Common uses neither the English nor the French strategy. Common doesn't use a 'have' or a copular construction at all for these ideas. Instead, Common makes such words into intransitive pali verbs meaning to be in such-and-such a state. So you would have 'we se tocu' or 'we se sawyn', essentially, 'I hunger' and 'I thirst'.
As with English, there are other ways to express the same idea that aren't as idiomatic but do make sense. If a 'having' metaphor is used for something like hunger, treating it like a physical state you can possess like a sickness rather than something you do experientially, you would treat it as inalienable possiession, so the periphrastic idiom.

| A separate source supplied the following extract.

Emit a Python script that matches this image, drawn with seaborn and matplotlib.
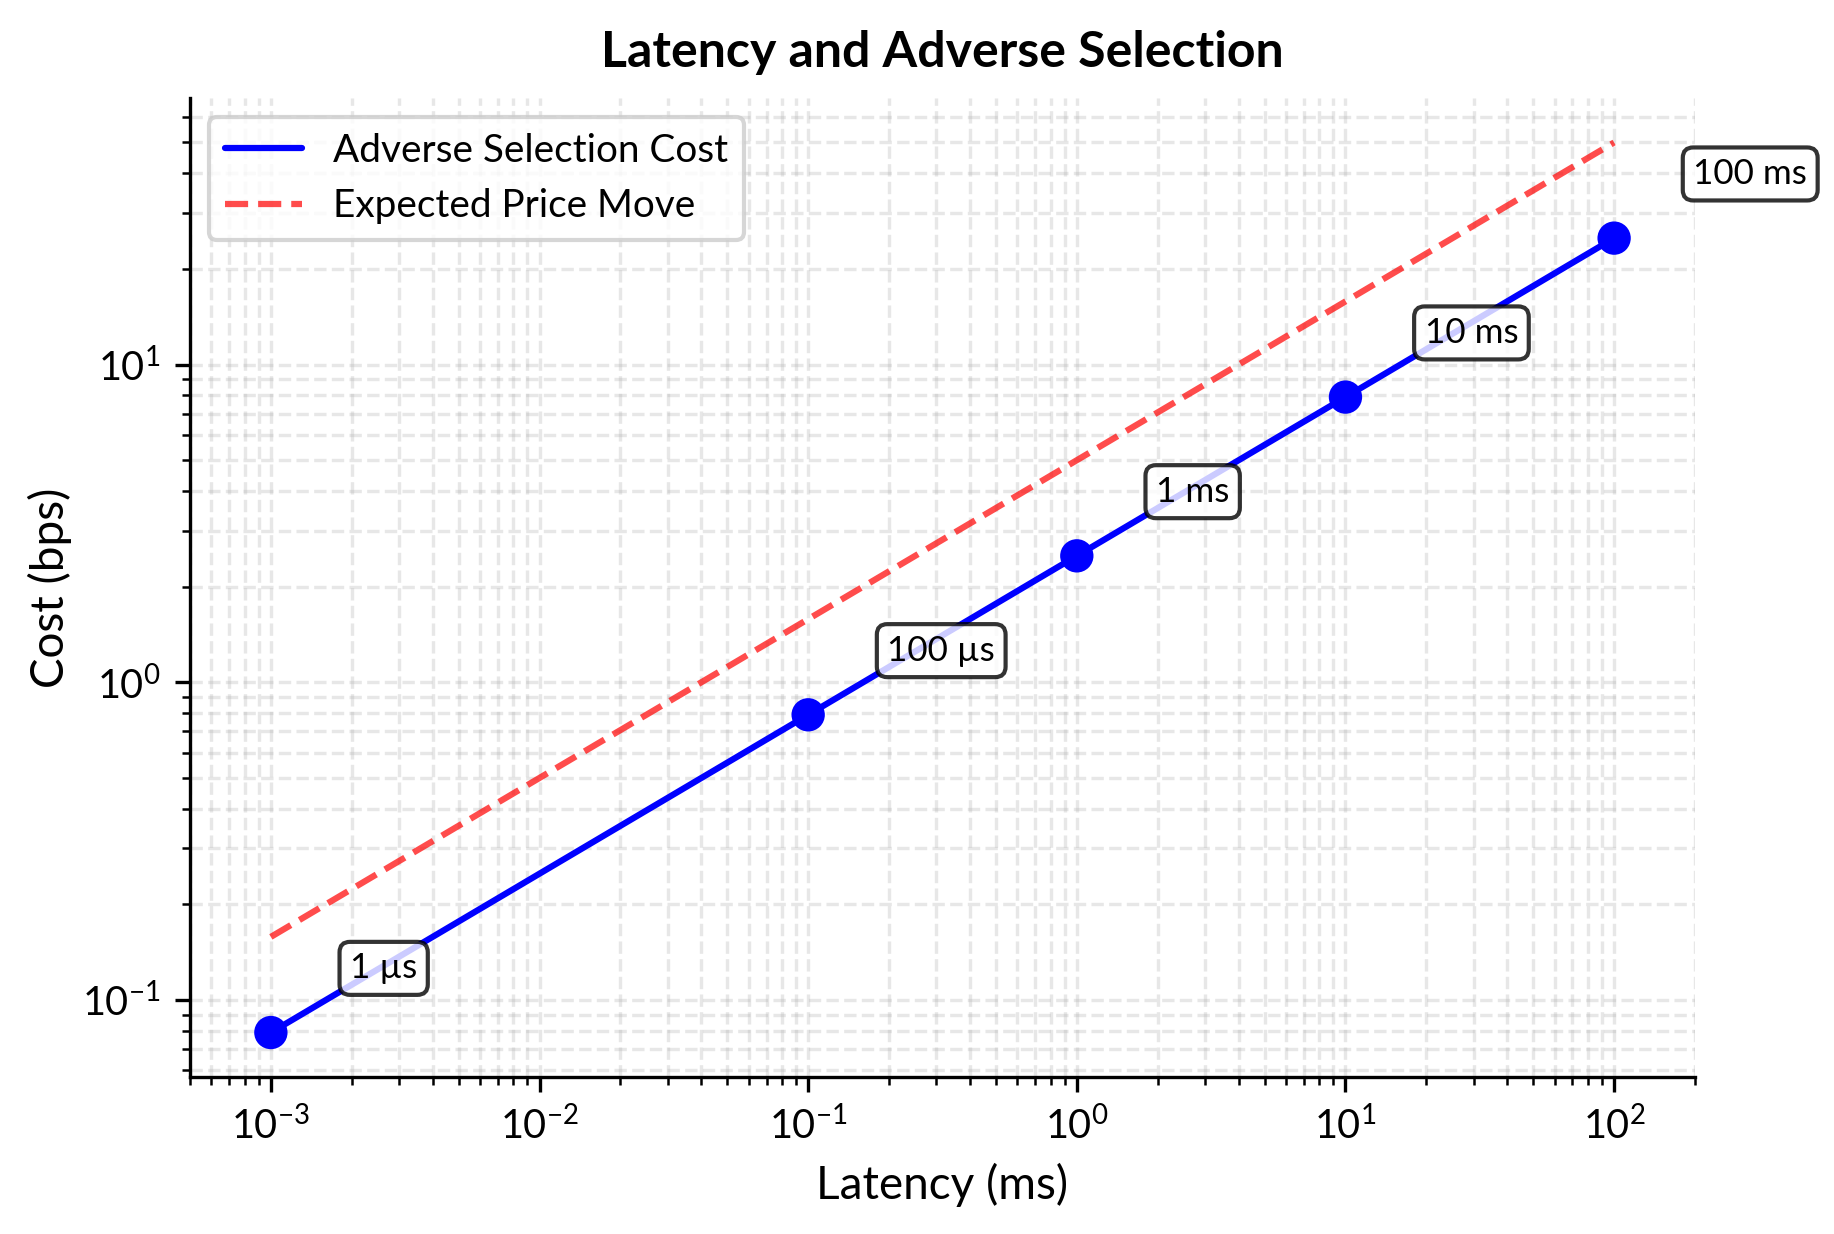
import numpy as np
import pandas as pd
import matplotlib
matplotlib.use("Agg")
import matplotlib.pyplot as plt
import seaborn as sns

# ---- data ----
latency_ms = [0.001, 0.1, 1.0, 10.0, 100.0]
adverse_cost_bps = [0.079, 0.79, 2.5, 7.9, 25.0]
point_labels = ["1 µs", "100 µs", "1 ms", "10 ms", "100 ms"]

move_latency_ms = [0.001, 0.01, 0.1, 1.0, 10.0, 100.0]
expected_move_bps = [0.158, 0.5, 1.58, 5.0, 15.8, 50.0]

sns.set_style("ticks")
FONT = "Lato"
plt.rcParams["font.family"] = [FONT, "DejaVu Sans"]
plt.rcParams["mathtext.fontset"] = "custom"
plt.rcParams["mathtext.rm"] = FONT
plt.rcParams["mathtext.it"] = FONT + ":italic"
plt.rcParams["mathtext.bf"] = FONT + ":bold"
plt.rcParams["text.color"] = "black"
plt.rcParams["axes.labelcolor"] = "black"
plt.rcParams["axes.edgecolor"] = "black"
plt.rcParams["axes.linewidth"] = 0.8
plt.rcParams["xtick.color"] = "black"
plt.rcParams["ytick.color"] = "black"
plt.rcParams["xtick.major.size"] = 3.5
plt.rcParams["ytick.major.size"] = 3.5
plt.rcParams["xtick.minor.size"] = 2
plt.rcParams["ytick.minor.size"] = 2
plt.rcParams["xtick.major.width"] = 0.8
plt.rcParams["ytick.major.width"] = 0.8
plt.rcParams["xtick.minor.width"] = 0.6
plt.rcParams["ytick.minor.width"] = 0.6

df_cost = pd.DataFrame({"latency": latency_ms, "cost": adverse_cost_bps})
df_move = pd.DataFrame({"latency": move_latency_ms, "move": expected_move_bps})

fig = plt.figure(figsize=(1834 / 300, 1234 / 300), dpi=300)
ax = fig.add_axes([0.1036, 0.1272, 0.9242 - 0.1036, 0.9206 - 0.1272])

sns.lineplot(data=df_cost, x="latency", y="cost", color="blue", lw=1.5,
             label="Adverse Selection Cost", ax=ax, zorder=3)
sns.scatterplot(data=df_cost, x="latency", y="cost", color="blue", s=64,
                edgecolor="none", ax=ax, zorder=3, legend=False)
sns.lineplot(data=df_move, x="latency", y="move", color="red", alpha=0.7,
             lw=1.5, ls="--", label="Expected Price Move", ax=ax, zorder=3)

ax.set_xscale("log")
ax.set_yscale("log")
ax.set_xlim(5e-4, 2e2)
ax.grid(True, which="both", ls="--", alpha=0.3, color="#b0b0b0", lw=0.8)
ax.set_axisbelow(True)

for xv, yv, lab in zip(latency_ms, adverse_cost_bps, point_labels):
    ax.annotate(lab, (xv, yv), xytext=(19, 13), textcoords="offset points",
                fontsize=8.4, ha="left", va="baseline", zorder=5,
                bbox=dict(boxstyle="round,pad=0.3", facecolor="white",
                          edgecolor="black", alpha=0.8))

ax.set_xlabel("Latency (ms)", fontsize=11)
ax.set_ylabel("Cost (bps)", fontsize=11, labelpad=2.5)
ax.set_title("Latency and Adverse Selection", fontsize=12, fontweight="bold", pad=7.5)
ax.tick_params(labelsize=9.5)
leg = ax.legend(loc="upper left", fontsize=9.3, frameon=True)
sns.despine(ax=ax)

fig.savefig("out.png", dpi=300)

You could say 'E wen se an a tocu', 'I have hunger' or 'hunger is at me', but not 'Je te sif a tocu', more or less 'I hold hunger in my possession'.
Age
To express the age of a person or object, in English you would say something like 'the boy is ten years old', using the verb 'to be', or in French you would say 'le garçon a dix ans', using the verb 'avoir', 'to have'. Common uses a different idiom than either of these - it uses a version of colocation possession but with the preposition 'rokíle', 'behind'. Common thinks of the past as being at your back, much as in English, so in Common, being an age is having the time behind you. Example:
Yr naw hulaz se an rokíle na pocuk.
'The child is ten years old.'
Notice that the time is referred to indefinitely. It is almost always the case that time periods are referred to with the indefinite in Common. This construction is identical for animate versus inanimate objects:
Yr naw-suz hulaz se an rokíle na zom.